Short problem
Transcribe the lines below verbatim, skipping the images.

A run of records:
━━━━━━━━━━━━━━━━━━━━━━━━━━━━━━

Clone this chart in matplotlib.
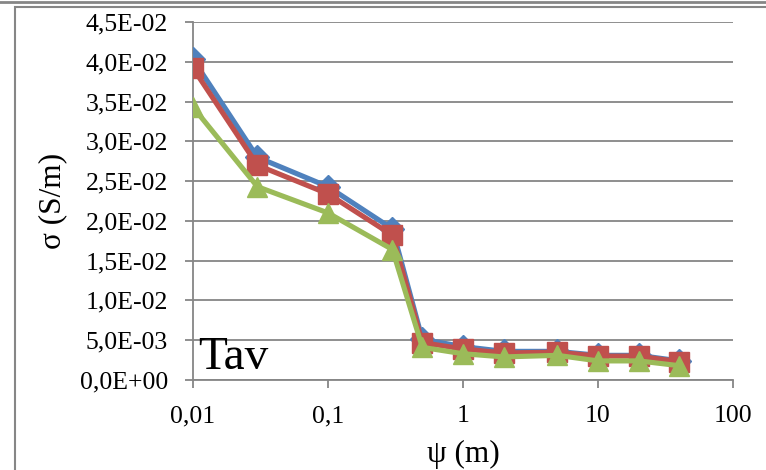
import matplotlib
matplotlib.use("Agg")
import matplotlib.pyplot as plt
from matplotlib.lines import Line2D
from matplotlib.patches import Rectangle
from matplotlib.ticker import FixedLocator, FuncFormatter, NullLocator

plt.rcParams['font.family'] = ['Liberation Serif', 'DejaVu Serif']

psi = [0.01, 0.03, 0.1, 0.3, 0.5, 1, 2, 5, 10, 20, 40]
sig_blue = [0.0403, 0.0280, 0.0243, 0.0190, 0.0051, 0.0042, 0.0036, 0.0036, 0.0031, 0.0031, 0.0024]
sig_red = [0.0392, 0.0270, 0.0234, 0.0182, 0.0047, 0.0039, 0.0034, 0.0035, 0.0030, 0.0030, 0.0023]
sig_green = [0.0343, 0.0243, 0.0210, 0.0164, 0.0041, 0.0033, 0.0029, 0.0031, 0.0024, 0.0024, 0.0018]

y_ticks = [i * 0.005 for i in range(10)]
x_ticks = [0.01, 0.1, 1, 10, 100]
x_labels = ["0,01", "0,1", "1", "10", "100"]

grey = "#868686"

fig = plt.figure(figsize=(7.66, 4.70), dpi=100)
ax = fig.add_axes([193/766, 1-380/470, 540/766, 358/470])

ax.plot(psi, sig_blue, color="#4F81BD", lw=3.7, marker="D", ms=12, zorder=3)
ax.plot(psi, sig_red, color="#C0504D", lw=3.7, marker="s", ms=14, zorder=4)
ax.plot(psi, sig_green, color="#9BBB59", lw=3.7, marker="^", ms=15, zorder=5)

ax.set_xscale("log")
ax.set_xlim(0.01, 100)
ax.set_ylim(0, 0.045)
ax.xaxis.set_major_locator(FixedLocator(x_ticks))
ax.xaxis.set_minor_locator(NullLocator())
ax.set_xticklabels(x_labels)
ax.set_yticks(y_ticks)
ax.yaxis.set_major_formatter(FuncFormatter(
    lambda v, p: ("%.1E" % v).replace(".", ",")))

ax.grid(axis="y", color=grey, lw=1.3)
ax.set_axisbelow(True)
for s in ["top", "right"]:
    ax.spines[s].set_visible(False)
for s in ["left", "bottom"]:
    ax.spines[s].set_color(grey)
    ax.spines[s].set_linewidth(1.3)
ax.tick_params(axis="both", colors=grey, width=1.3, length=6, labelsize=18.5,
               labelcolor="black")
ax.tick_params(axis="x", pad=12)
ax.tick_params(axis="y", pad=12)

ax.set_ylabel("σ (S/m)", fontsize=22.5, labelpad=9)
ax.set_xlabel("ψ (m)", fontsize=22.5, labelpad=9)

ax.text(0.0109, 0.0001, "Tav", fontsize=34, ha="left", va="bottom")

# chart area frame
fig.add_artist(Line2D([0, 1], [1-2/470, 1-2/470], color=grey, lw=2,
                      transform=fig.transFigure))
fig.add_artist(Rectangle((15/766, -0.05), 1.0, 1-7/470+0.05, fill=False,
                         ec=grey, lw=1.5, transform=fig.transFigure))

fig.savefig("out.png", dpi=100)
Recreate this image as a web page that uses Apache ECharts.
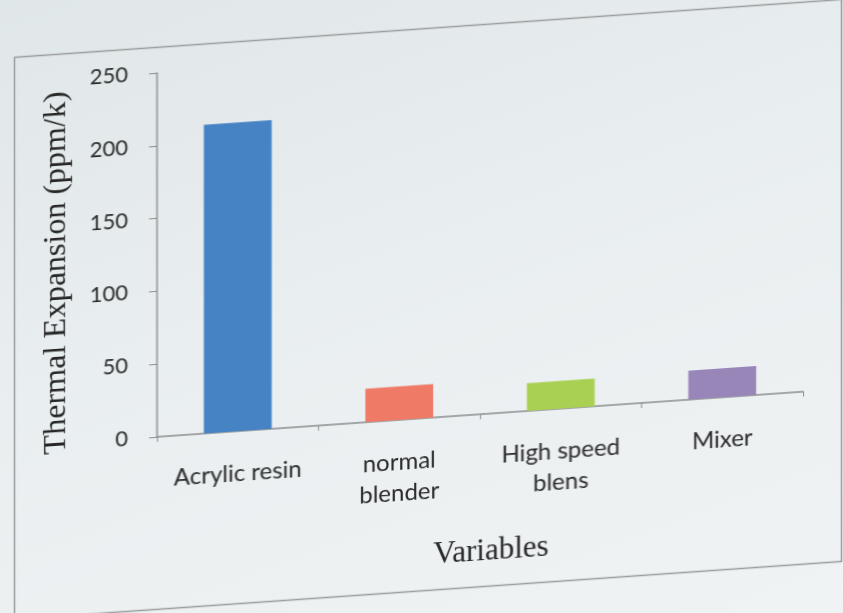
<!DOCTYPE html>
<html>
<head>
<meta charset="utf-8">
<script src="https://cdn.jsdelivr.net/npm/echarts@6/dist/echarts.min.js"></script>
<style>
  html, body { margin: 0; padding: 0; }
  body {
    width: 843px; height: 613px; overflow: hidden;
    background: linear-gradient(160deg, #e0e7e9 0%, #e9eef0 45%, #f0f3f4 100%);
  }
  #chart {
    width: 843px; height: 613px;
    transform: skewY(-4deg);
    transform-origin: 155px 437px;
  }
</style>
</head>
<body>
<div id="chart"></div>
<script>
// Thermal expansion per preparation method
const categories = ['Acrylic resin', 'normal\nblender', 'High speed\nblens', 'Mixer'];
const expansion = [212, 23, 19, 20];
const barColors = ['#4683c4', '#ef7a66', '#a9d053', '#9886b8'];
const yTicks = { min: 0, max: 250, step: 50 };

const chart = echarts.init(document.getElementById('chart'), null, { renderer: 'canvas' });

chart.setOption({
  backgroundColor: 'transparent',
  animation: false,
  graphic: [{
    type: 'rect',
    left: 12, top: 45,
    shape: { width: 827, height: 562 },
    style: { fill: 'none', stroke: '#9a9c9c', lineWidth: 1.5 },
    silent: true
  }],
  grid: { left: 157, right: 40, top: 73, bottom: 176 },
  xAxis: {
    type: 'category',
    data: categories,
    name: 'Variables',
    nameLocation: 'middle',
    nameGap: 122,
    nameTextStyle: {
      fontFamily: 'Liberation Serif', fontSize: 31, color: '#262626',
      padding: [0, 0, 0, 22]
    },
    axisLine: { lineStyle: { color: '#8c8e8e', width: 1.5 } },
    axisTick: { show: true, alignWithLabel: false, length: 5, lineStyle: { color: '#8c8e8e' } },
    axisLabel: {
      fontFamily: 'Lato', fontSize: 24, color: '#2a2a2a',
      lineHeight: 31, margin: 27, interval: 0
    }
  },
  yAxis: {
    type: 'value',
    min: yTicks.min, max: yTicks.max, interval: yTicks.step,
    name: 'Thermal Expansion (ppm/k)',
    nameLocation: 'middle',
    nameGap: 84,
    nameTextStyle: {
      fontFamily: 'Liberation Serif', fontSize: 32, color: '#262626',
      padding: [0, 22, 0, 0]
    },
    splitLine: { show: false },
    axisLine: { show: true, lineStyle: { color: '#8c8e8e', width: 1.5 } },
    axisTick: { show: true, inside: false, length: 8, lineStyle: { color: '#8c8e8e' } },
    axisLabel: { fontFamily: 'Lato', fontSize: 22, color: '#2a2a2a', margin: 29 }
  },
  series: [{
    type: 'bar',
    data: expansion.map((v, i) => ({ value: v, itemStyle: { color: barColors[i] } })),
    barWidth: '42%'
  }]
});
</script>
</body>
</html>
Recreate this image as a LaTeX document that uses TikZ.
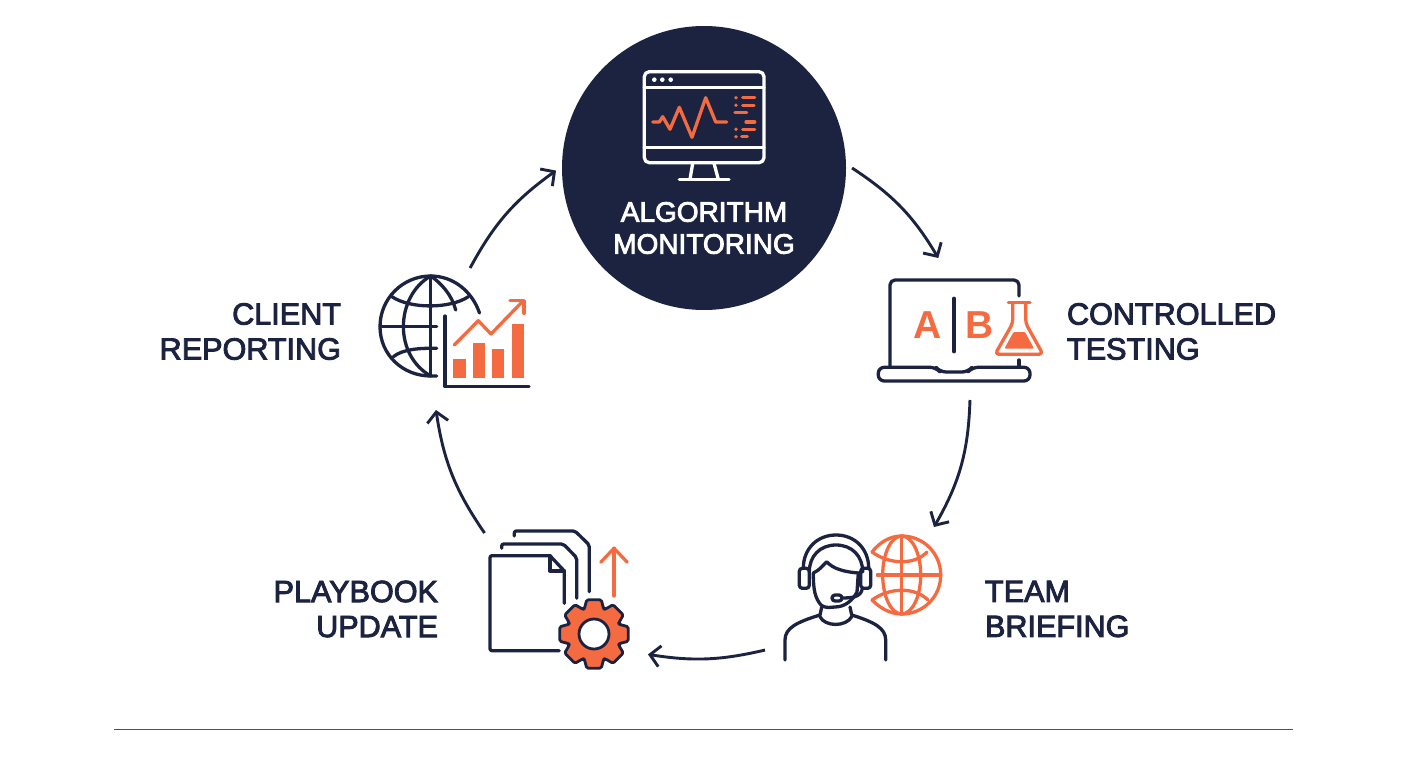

━━━━━━━━━━━━━━━━━━━━━━━━━━━━━━

Result of the exercise
Clone this chart in matplotlib.
import matplotlib
matplotlib.use("Agg")
import matplotlib.pyplot as plt
from matplotlib.lines import Line2D
from matplotlib.patches import Rectangle
from matplotlib.ticker import FixedLocator, FuncFormatter, NullLocator

plt.rcParams['font.family'] = ['Liberation Serif', 'DejaVu Serif']

psi = [0.01, 0.03, 0.1, 0.3, 0.5, 1, 2, 5, 10, 20, 40]
sig_blue = [0.0403, 0.0280, 0.0243, 0.0190, 0.0051, 0.0042, 0.0036, 0.0036, 0.0031, 0.0031, 0.0024]
sig_red = [0.0392, 0.0270, 0.0234, 0.0182, 0.0047, 0.0039, 0.0034, 0.0035, 0.0030, 0.0030, 0.0023]
sig_green = [0.0343, 0.0243, 0.0210, 0.0164, 0.0041, 0.0033, 0.0029, 0.0031, 0.0024, 0.0024, 0.0018]

y_ticks = [i * 0.005 for i in range(10)]
x_ticks = [0.01, 0.1, 1, 10, 100]
x_labels = ["0,01", "0,1", "1", "10", "100"]

grey = "#868686"

fig = plt.figure(figsize=(7.66, 4.70), dpi=100)
ax = fig.add_axes([193/766, 1-380/470, 540/766, 358/470])

ax.plot(psi, sig_blue, color="#4F81BD", lw=3.7, marker="D", ms=12, zorder=3)
ax.plot(psi, sig_red, color="#C0504D", lw=3.7, marker="s", ms=14, zorder=4)
ax.plot(psi, sig_green, color="#9BBB59", lw=3.7, marker="^", ms=15, zorder=5)

ax.set_xscale("log")
ax.set_xlim(0.01, 100)
ax.set_ylim(0, 0.045)
ax.xaxis.set_major_locator(FixedLocator(x_ticks))
ax.xaxis.set_minor_locator(NullLocator())
ax.set_xticklabels(x_labels)
ax.set_yticks(y_ticks)
ax.yaxis.set_major_formatter(FuncFormatter(
    lambda v, p: ("%.1E" % v).replace(".", ",")))

ax.grid(axis="y", color=grey, lw=1.3)
ax.set_axisbelow(True)
for s in ["top", "right"]:
    ax.spines[s].set_visible(False)
for s in ["left", "bottom"]:
    ax.spines[s].set_color(grey)
    ax.spines[s].set_linewidth(1.3)
ax.tick_params(axis="both", colors=grey, width=1.3, length=6, labelsize=18.5,
               labelcolor="black")
ax.tick_params(axis="x", pad=12)
ax.tick_params(axis="y", pad=12)

ax.set_ylabel("σ (S/m)", fontsize=22.5, labelpad=9)
ax.set_xlabel("ψ (m)", fontsize=22.5, labelpad=9)

ax.text(0.0109, 0.0001, "Tav", fontsize=34, ha="left", va="bottom")

# chart area frame
fig.add_artist(Line2D([0, 1], [1-2/470, 1-2/470], color=grey, lw=2,
                      transform=fig.transFigure))
fig.add_artist(Rectangle((15/766, -0.05), 1.0, 1-7/470+0.05, fill=False,
                         ec=grey, lw=1.5, transform=fig.transFigure))

fig.savefig("out.png", dpi=100)
Recreate this image as a web page that uses Apache ECharts.
<!DOCTYPE html>
<html>
<head>
<meta charset="utf-8">
<script src="https://cdn.jsdelivr.net/npm/echarts@6/dist/echarts.min.js"></script>
<style>
  html, body { margin: 0; padding: 0; }
  body {
    width: 843px; height: 613px; overflow: hidden;
    background: linear-gradient(160deg, #e0e7e9 0%, #e9eef0 45%, #f0f3f4 100%);
  }
  #chart {
    width: 843px; height: 613px;
    transform: skewY(-4deg);
    transform-origin: 155px 437px;
  }
</style>
</head>
<body>
<div id="chart"></div>
<script>
// Thermal expansion per preparation method
const categories = ['Acrylic resin', 'normal\nblender', 'High speed\nblens', 'Mixer'];
const expansion = [212, 23, 19, 20];
const barColors = ['#4683c4', '#ef7a66', '#a9d053', '#9886b8'];
const yTicks = { min: 0, max: 250, step: 50 };

const chart = echarts.init(document.getElementById('chart'), null, { renderer: 'canvas' });

chart.setOption({
  backgroundColor: 'transparent',
  animation: false,
  graphic: [{
    type: 'rect',
    left: 12, top: 45,
    shape: { width: 827, height: 562 },
    style: { fill: 'none', stroke: '#9a9c9c', lineWidth: 1.5 },
    silent: true
  }],
  grid: { left: 157, right: 40, top: 73, bottom: 176 },
  xAxis: {
    type: 'category',
    data: categories,
    name: 'Variables',
    nameLocation: 'middle',
    nameGap: 122,
    nameTextStyle: {
      fontFamily: 'Liberation Serif', fontSize: 31, color: '#262626',
      padding: [0, 0, 0, 22]
    },
    axisLine: { lineStyle: { color: '#8c8e8e', width: 1.5 } },
    axisTick: { show: true, alignWithLabel: false, length: 5, lineStyle: { color: '#8c8e8e' } },
    axisLabel: {
      fontFamily: 'Lato', fontSize: 24, color: '#2a2a2a',
      lineHeight: 31, margin: 27, interval: 0
    }
  },
  yAxis: {
    type: 'value',
    min: yTicks.min, max: yTicks.max, interval: yTicks.step,
    name: 'Thermal Expansion (ppm/k)',
    nameLocation: 'middle',
    nameGap: 84,
    nameTextStyle: {
      fontFamily: 'Liberation Serif', fontSize: 32, color: '#262626',
      padding: [0, 22, 0, 0]
    },
    splitLine: { show: false },
    axisLine: { show: true, lineStyle: { color: '#8c8e8e', width: 1.5 } },
    axisTick: { show: true, inside: false, length: 8, lineStyle: { color: '#8c8e8e' } },
    axisLabel: { fontFamily: 'Lato', fontSize: 22, color: '#2a2a2a', margin: 29 }
  },
  series: [{
    type: 'bar',
    data: expansion.map((v, i) => ({ value: v, itemStyle: { color: barColors[i] } })),
    barWidth: '42%'
  }]
});
</script>
</body>
</html>
Recreate this image as a LaTeX document that uses TikZ.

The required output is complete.